[DATA LINES]

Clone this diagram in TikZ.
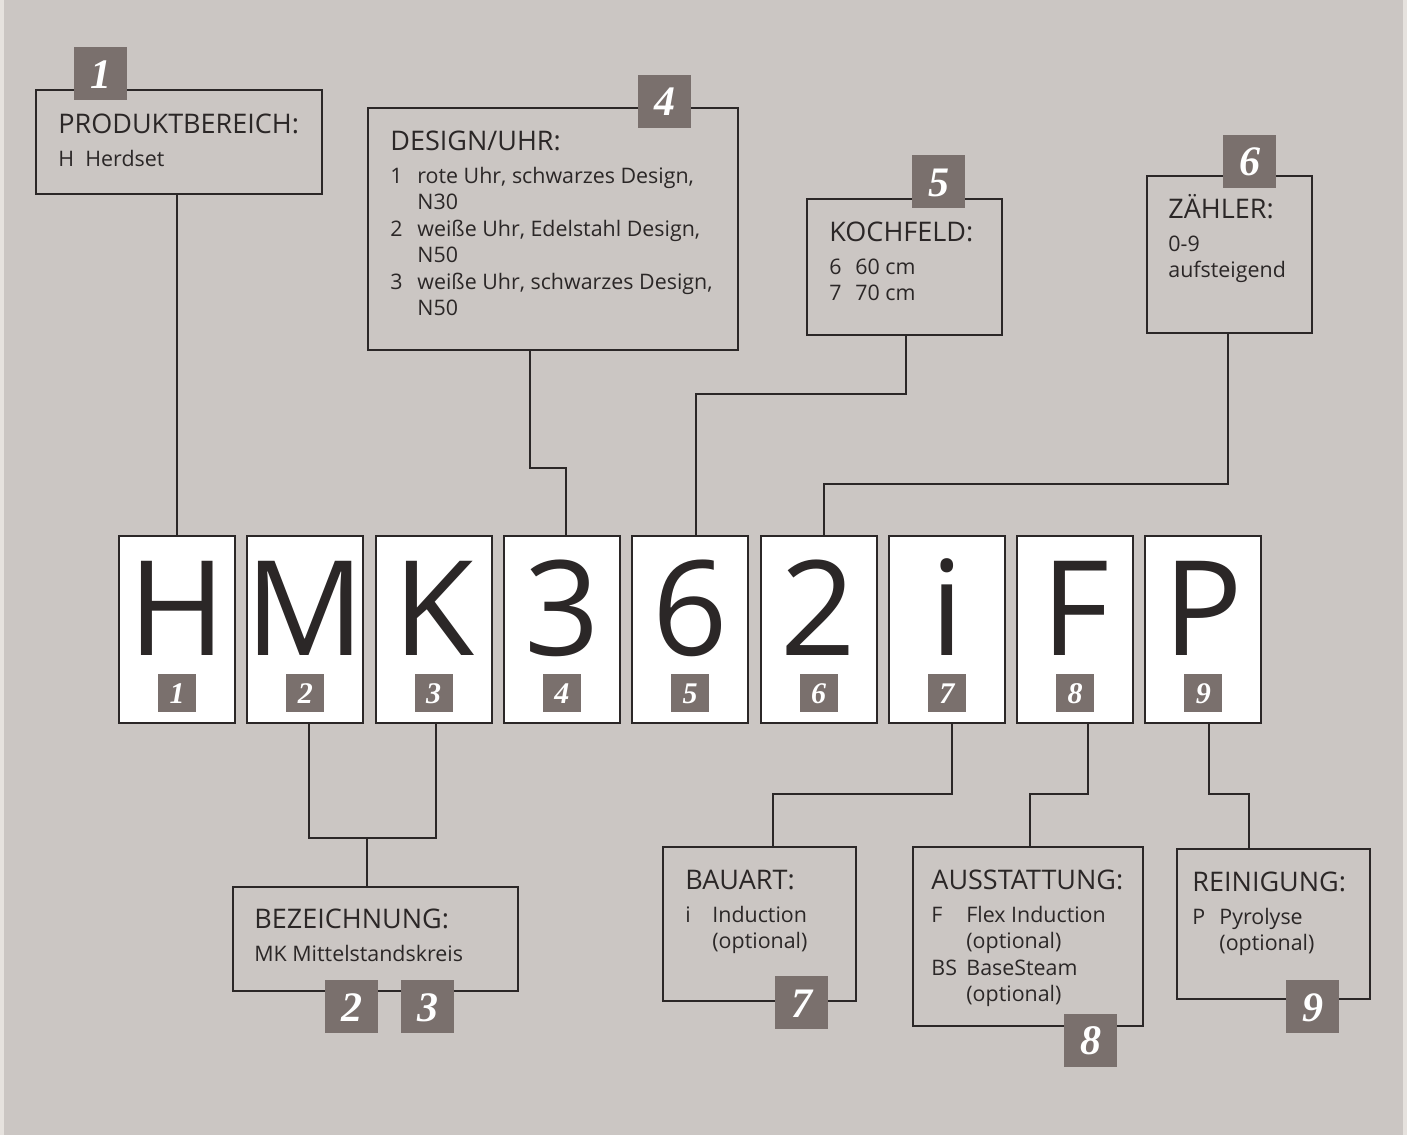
\documentclass[tikz,border=0pt]{standalone}
\usepackage{fontspec}
\setmainfont{Open Sans}
\newfontfamily\badgefont{Liberation Serif}
\usetikzlibrary{positioning}
\definecolor{paper}{HTML}{CBC6C3}
\definecolor{paperedge}{HTML}{E6E2DE}
\definecolor{taupe}{HTML}{7A706D}
\definecolor{ink}{HTML}{2B2727}
\newcommand{\titlefont}{\fontsize{13.5}{16}\selectfont}
\newcommand{\boxhead}[1]{\multicolumn{2}{@{}l@{}}{\titlefont #1}\\[3.5pt]}
\tikzset{
  infobox/.style={rectangle, draw=ink, line width=1pt, anchor=north west, inner sep=0pt},
  infotext/.style={anchor=base west, inner sep=0pt, text=ink,
                   font=\fontsize{10.7}{13.2}\selectfont},
  bigbadge/.style={rectangle, draw=none, fill=taupe, text=white, minimum size=26.5pt,
                   inner sep=0pt, text height=14.5pt, text depth=0pt,
                   font=\badgefont\bfseries\itshape\fontsize{21}{21}\selectfont},
  smallbadge/.style={rectangle, draw=none, fill=taupe, text=white, minimum size=19pt,
                     inner sep=0pt, text height=10.5pt, text depth=0pt,
                     font=\badgefont\bfseries\itshape\fontsize{15}{15}\selectfont},
  bigchar/.style={draw=none, fill=none, inner sep=0pt, text=ink,
                  text height=47pt, text depth=0pt, font=\fontsize{66}{66}\selectfont},
  charbox/.style 2 args={rectangle, draw=ink, fill=white, line width=1pt, minimum width=58pt,
                  minimum height=93.5pt, inner sep=0pt,
                  label={[bigchar, yshift=10.75pt]center:#2},
                  label={[smallbadge, label distance=-25pt]below:#1}},
  conn/.style={draw=ink, line width=1pt},
}
\begin{document}
\begin{tikzpicture}[x=0.5pt, y=-0.5pt]
  \useasboundingbox (0,0) rectangle (1407,1135);
  \fill[paper] (0,0) rectangle (1407,1135);
  \fill[paperedge] (0,0) rectangle (4,1135);
  \fill[paperedge] (1403,0) rectangle (1407,1135);

  % type code
  \node[charbox={1}{H}] (cH) at (177,629.5) {};
  \node[charbox={2}{M}, right=5.15pt of cH] (cM) {};
  \node[charbox={3}{K}, right=5.15pt of cM] (cK) {};
  \node[charbox={4}{3}, right=5.15pt of cK] (c3) {};
  \node[charbox={5}{6}, right=5.15pt of c3] (c6) {};
  \node[charbox={6}{2}, right=5.15pt of c6] (c2) {};
  \node[charbox={7}{i}, right=5.15pt of c2] (cI) {};
  \node[charbox={8}{F}, right=5.15pt of cI] (cF) {};
  \node[charbox={9}{P}, right=5.15pt of cF] (cP) {};

  % upper boxes
  \node[infobox, minimum width=143pt, minimum height=52pt] (prod) at (35,89) {};
  \node[infotext] (prodtxt) at ([shift={(23,44)}]prod.north west)
    {\begin{tabular}[t]{@{}p{13.5pt}@{}l@{}}\boxhead{PRODUKTBEREICH:}
     H & Herdset\end{tabular}};
  \node[bigbadge] (n1) at (100.5,73.5) {1};

  \node[infobox, minimum width=185pt, minimum height=121pt] (design) at (367,107) {};
  \node[infotext] (designtxt) at ([shift={(23,43)}]design.north west)
    {\begin{tabular}[t]{@{}p{13.5pt}@{}l@{}}\boxhead{DESIGN/UHR:}
     1 & rote Uhr, schwarzes Design,\\
       & N30\\
     2 & weiße Uhr, Edelstahl Design,\\
       & N50\\
     3 & weiße Uhr, schwarzes Design,\\
       & N50\end{tabular}};
  \node[bigbadge] (n4) at (664.5,101) {4};

  \node[infobox, minimum width=97.5pt, minimum height=68pt] (koch) at (806,198) {};
  \node[infotext] (kochtxt) at ([shift={(23,43)}]koch.north west)
    {\begin{tabular}[t]{@{}p{13pt}@{}l@{}}\boxhead{KOCHFELD:}
     6 & 60 cm\\
     7 & 70 cm\end{tabular}};
  \node[bigbadge] (n5) at (938.5,181.5) {5};

  \node[infobox, minimum width=82.5pt, minimum height=78.5pt] (zaehler) at (1146,175) {};
  \node[infotext] (zaehlertxt) at ([shift={(22,43)}]zaehler.north west)
    {\begin{tabular}[t]{@{}l@{}l@{}}\boxhead{ZÄHLER:}
     & 0-9\\
     & aufsteigend\end{tabular}};
  \node[bigbadge] (n6) at (1249.5,161) {6};

  % lower boxes
  \node[infobox, minimum width=142.5pt, minimum height=52pt] (bez) at (232,886) {};
  \node[infotext] (beztxt) at ([shift={(22,42)}]bez.north west)
    {\begin{tabular}[t]{@{}l@{}l@{}}\boxhead{BEZEICHNUNG:}
     & MK Mittelstandskreis\end{tabular}};
  \node[bigbadge] (n2) at (351.5,1006.5) {2};
  \node[bigbadge] (n3) at (427.5,1006.5) {3};

  \node[infobox, minimum width=96.5pt, minimum height=77pt] (bauart) at (662,846) {};
  \node[infotext] (bauarttxt) at ([shift={(23,43)}]bauart.north west)
    {\begin{tabular}[t]{@{}p{13.5pt}@{}l@{}}\boxhead{BAUART:}
     i & Induction\\
       & (optional)\end{tabular}};
  \node[bigbadge] (n7) at (801.5,1002.5) {7};

  \node[infobox, minimum width=115pt, minimum height=89.5pt] (ausst) at (912,846) {};
  \node[infotext] (aussttxt) at ([shift={(19,43)}]ausst.north west)
    {\begin{tabular}[t]{@{}p{17.5pt}@{}l@{}}\boxhead{AUSSTATTUNG:}
     F  & Flex Induction\\
        & (optional)\\
     BS & BaseSteam\\
        & (optional)\end{tabular}};
  \node[bigbadge] (n8) at (1090.5,1040) {8};

  \node[infobox, minimum width=96.5pt, minimum height=75pt] (rein) at (1176,848) {};
  \node[infotext] (reintxt) at ([shift={(16,43)}]rein.north west)
    {\begin{tabular}[t]{@{}p{13.5pt}@{}l@{}}\boxhead{REINIGUNG:}
     P & Pyrolyse\\
       & (optional)\end{tabular}};
  \node[bigbadge] (n9) at (1312.5,1006.5) {9};

  % connectors
  \draw[conn] (prod.south -| cH.north) -- (cH.north);
  \draw[conn] ([shift={(-23,0)}]design.south) -- ++(0,117) -| ([shift={(4.5,0)}]c3.north);
  \draw[conn] ([shift={(1.5,0)}]koch.south) -- ++(0,58) -| ([shift={(6,0)}]c6.north);
  \draw[conn] ([shift={(-1.5,0)}]zaehler.south) -- ++(0,150) -| ([shift={(5.5,0)}]c2.north);
  \draw[conn] ([shift={(3.5,0)}]cM.south) -- ++(0,114) coordinate (mkjoin) -| ([shift={(2,0)}]cK.south);
  \draw[conn] ([shift={(-8.5,0)}]bez.north) -- ([shift={(-8.5,0)}]bez.north |- mkjoin);
  \draw[conn] ([shift={(5,0)}]cI.south) -- ++(0,70) -| ([shift={(13.5,0)}]bauart.north);
  \draw[conn] ([shift={(12.5,0)}]cF.south) -- ++(0,70) -| ([shift={(2,0)}]ausst.north);
  \draw[conn] ([shift={(6,0)}]cP.south) -- ++(0,70) -| ([shift={(-24.5,0)}]rein.north);
\end{tikzpicture}
\end{document}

[TASK TO CARRY OUT] Go through the listing above and write it out again exactly, dropping the pictures.

[CORRECT ANSWER]
Clone this diagram in TikZ.
\documentclass[tikz,border=0pt]{standalone}
\usepackage{fontspec}
\setmainfont{Open Sans}
\newfontfamily\badgefont{Liberation Serif}
\usetikzlibrary{positioning}
\definecolor{paper}{HTML}{CBC6C3}
\definecolor{paperedge}{HTML}{E6E2DE}
\definecolor{taupe}{HTML}{7A706D}
\definecolor{ink}{HTML}{2B2727}
\newcommand{\titlefont}{\fontsize{13.5}{16}\selectfont}
\newcommand{\boxhead}[1]{\multicolumn{2}{@{}l@{}}{\titlefont #1}\\[3.5pt]}
\tikzset{
  infobox/.style={rectangle, draw=ink, line width=1pt, anchor=north west, inner sep=0pt},
  infotext/.style={anchor=base west, inner sep=0pt, text=ink,
                   font=\fontsize{10.7}{13.2}\selectfont},
  bigbadge/.style={rectangle, draw=none, fill=taupe, text=white, minimum size=26.5pt,
                   inner sep=0pt, text height=14.5pt, text depth=0pt,
                   font=\badgefont\bfseries\itshape\fontsize{21}{21}\selectfont},
  smallbadge/.style={rectangle, draw=none, fill=taupe, text=white, minimum size=19pt,
                     inner sep=0pt, text height=10.5pt, text depth=0pt,
                     font=\badgefont\bfseries\itshape\fontsize{15}{15}\selectfont},
  bigchar/.style={draw=none, fill=none, inner sep=0pt, text=ink,
                  text height=47pt, text depth=0pt, font=\fontsize{66}{66}\selectfont},
  charbox/.style 2 args={rectangle, draw=ink, fill=white, line width=1pt, minimum width=58pt,
                  minimum height=93.5pt, inner sep=0pt,
                  label={[bigchar, yshift=10.75pt]center:#2},
                  label={[smallbadge, label distance=-25pt]below:#1}},
  conn/.style={draw=ink, line width=1pt},
}
\begin{document}
\begin{tikzpicture}[x=0.5pt, y=-0.5pt]
  \useasboundingbox (0,0) rectangle (1407,1135);
  \fill[paper] (0,0) rectangle (1407,1135);
  \fill[paperedge] (0,0) rectangle (4,1135);
  \fill[paperedge] (1403,0) rectangle (1407,1135);

  % type code
  \node[charbox={1}{H}] (cH) at (177,629.5) {};
  \node[charbox={2}{M}, right=5.15pt of cH] (cM) {};
  \node[charbox={3}{K}, right=5.15pt of cM] (cK) {};
  \node[charbox={4}{3}, right=5.15pt of cK] (c3) {};
  \node[charbox={5}{6}, right=5.15pt of c3] (c6) {};
  \node[charbox={6}{2}, right=5.15pt of c6] (c2) {};
  \node[charbox={7}{i}, right=5.15pt of c2] (cI) {};
  \node[charbox={8}{F}, right=5.15pt of cI] (cF) {};
  \node[charbox={9}{P}, right=5.15pt of cF] (cP) {};

  % upper boxes
  \node[infobox, minimum width=143pt, minimum height=52pt] (prod) at (35,89) {};
  \node[infotext] (prodtxt) at ([shift={(23,44)}]prod.north west)
    {\begin{tabular}[t]{@{}p{13.5pt}@{}l@{}}\boxhead{PRODUKTBEREICH:}
     H & Herdset\end{tabular}};
  \node[bigbadge] (n1) at (100.5,73.5) {1};

  \node[infobox, minimum width=185pt, minimum height=121pt] (design) at (367,107) {};
  \node[infotext] (designtxt) at ([shift={(23,43)}]design.north west)
    {\begin{tabular}[t]{@{}p{13.5pt}@{}l@{}}\boxhead{DESIGN/UHR:}
     1 & rote Uhr, schwarzes Design,\\
       & N30\\
     2 & weiße Uhr, Edelstahl Design,\\
       & N50\\
     3 & weiße Uhr, schwarzes Design,\\
       & N50\end{tabular}};
  \node[bigbadge] (n4) at (664.5,101) {4};

  \node[infobox, minimum width=97.5pt, minimum height=68pt] (koch) at (806,198) {};
  \node[infotext] (kochtxt) at ([shift={(23,43)}]koch.north west)
    {\begin{tabular}[t]{@{}p{13pt}@{}l@{}}\boxhead{KOCHFELD:}
     6 & 60 cm\\
     7 & 70 cm\end{tabular}};
  \node[bigbadge] (n5) at (938.5,181.5) {5};

  \node[infobox, minimum width=82.5pt, minimum height=78.5pt] (zaehler) at (1146,175) {};
  \node[infotext] (zaehlertxt) at ([shift={(22,43)}]zaehler.north west)
    {\begin{tabular}[t]{@{}l@{}l@{}}\boxhead{ZÄHLER:}
     & 0-9\\
     & aufsteigend\end{tabular}};
  \node[bigbadge] (n6) at (1249.5,161) {6};

  % lower boxes
  \node[infobox, minimum width=142.5pt, minimum height=52pt] (bez) at (232,886) {};
  \node[infotext] (beztxt) at ([shift={(22,42)}]bez.north west)
    {\begin{tabular}[t]{@{}l@{}l@{}}\boxhead{BEZEICHNUNG:}
     & MK Mittelstandskreis\end{tabular}};
  \node[bigbadge] (n2) at (351.5,1006.5) {2};
  \node[bigbadge] (n3) at (427.5,1006.5) {3};

  \node[infobox, minimum width=96.5pt, minimum height=77pt] (bauart) at (662,846) {};
  \node[infotext] (bauarttxt) at ([shift={(23,43)}]bauart.north west)
    {\begin{tabular}[t]{@{}p{13.5pt}@{}l@{}}\boxhead{BAUART:}
     i & Induction\\
       & (optional)\end{tabular}};
  \node[bigbadge] (n7) at (801.5,1002.5) {7};

  \node[infobox, minimum width=115pt, minimum height=89.5pt] (ausst) at (912,846) {};
  \node[infotext] (aussttxt) at ([shift={(19,43)}]ausst.north west)
    {\begin{tabular}[t]{@{}p{17.5pt}@{}l@{}}\boxhead{AUSSTATTUNG:}
     F  & Flex Induction\\
        & (optional)\\
     BS & BaseSteam\\
        & (optional)\end{tabular}};
  \node[bigbadge] (n8) at (1090.5,1040) {8};

  \node[infobox, minimum width=96.5pt, minimum height=75pt] (rein) at (1176,848) {};
  \node[infotext] (reintxt) at ([shift={(16,43)}]rein.north west)
    {\begin{tabular}[t]{@{}p{13.5pt}@{}l@{}}\boxhead{REINIGUNG:}
     P & Pyrolyse\\
       & (optional)\end{tabular}};
  \node[bigbadge] (n9) at (1312.5,1006.5) {9};

  % connectors
  \draw[conn] (prod.south -| cH.north) -- (cH.north);
  \draw[conn] ([shift={(-23,0)}]design.south) -- ++(0,117) -| ([shift={(4.5,0)}]c3.north);
  \draw[conn] ([shift={(1.5,0)}]koch.south) -- ++(0,58) -| ([shift={(6,0)}]c6.north);
  \draw[conn] ([shift={(-1.5,0)}]zaehler.south) -- ++(0,150) -| ([shift={(5.5,0)}]c2.north);
  \draw[conn] ([shift={(3.5,0)}]cM.south) -- ++(0,114) coordinate (mkjoin) -| ([shift={(2,0)}]cK.south);
  \draw[conn] ([shift={(-8.5,0)}]bez.north) -- ([shift={(-8.5,0)}]bez.north |- mkjoin);
  \draw[conn] ([shift={(5,0)}]cI.south) -- ++(0,70) -| ([shift={(13.5,0)}]bauart.north);
  \draw[conn] ([shift={(12.5,0)}]cF.south) -- ++(0,70) -| ([shift={(2,0)}]ausst.north);
  \draw[conn] ([shift={(6,0)}]cP.south) -- ++(0,70) -| ([shift={(-24.5,0)}]rein.north);
\end{tikzpicture}
\end{document}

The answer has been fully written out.